Bauer famously called out Houston Astros pitchers during the 2018 season long before their sign-stealing scandal broke, when Bauer pointed that every Astros starter was having a career year. That itself wouldn’t have been the biggest anomaly ever, but Bauer also pointed to the fact that every Houston pitcher was also seeing absurdly career-highs in the spin rates of their pitches, which Bauer said was completely linked to pine tar usage.

Pine tar is illegal for pitchers to use for its obvious advantages on gripping the baseball.
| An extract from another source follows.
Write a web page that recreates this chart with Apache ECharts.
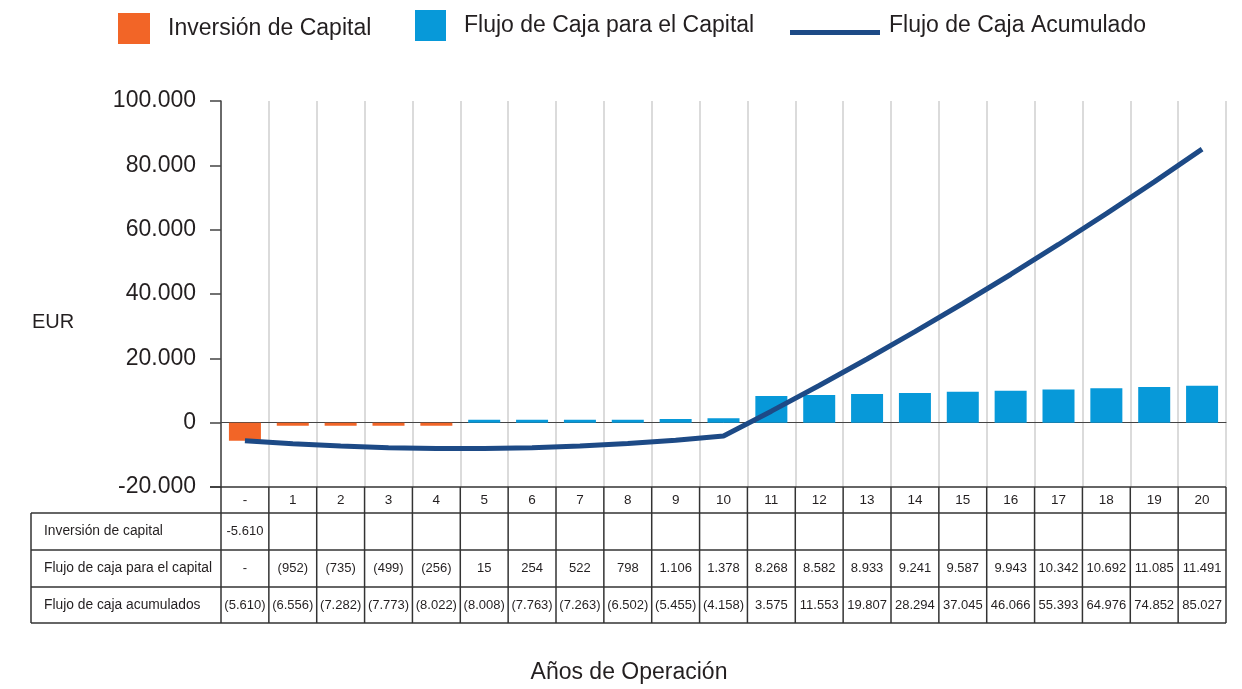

Bauer says the biggest red flag of a pitcher using pine tar is not the change in velocity, but the increase in spin rate, and said it’s not physically possible to just add a couple hundred RPMs to your fastball without artificial assistance.

Bauer said pitchers find pretty simple ways to carry the foreign substance out onto the field, which batters can legally use for better grip on the bat. He said pitchers simply lather their gloves, belts, and hats with the sticky syrup, and even include the touching of the specific points of adhesion in their pre wind-up and delivery.

Former New York Yankees pitcher Michael Pineda was once infamously ejected from a game after television cameras clearly picked up visuals of the side of Pineda’s neck smothered with pine tar, as the glare of the Fenway Park stadium lights were glistening off the substance.

The Red Sox quickly called out from the dugout for the umpires to check Pineda’s neck, and after a brief examination, Pineda was ejected from the game. Pineda was suspended 10 games by Major League Baseball.

Bauer said the reason teams don't make a bigger deal about the opposing pitchers illegally using pine tar is because there is a good chance that their own pitchers are using it too. Pineda's case, however, was absurdly egregious.

Bauer himself says he doesn't use pine tar.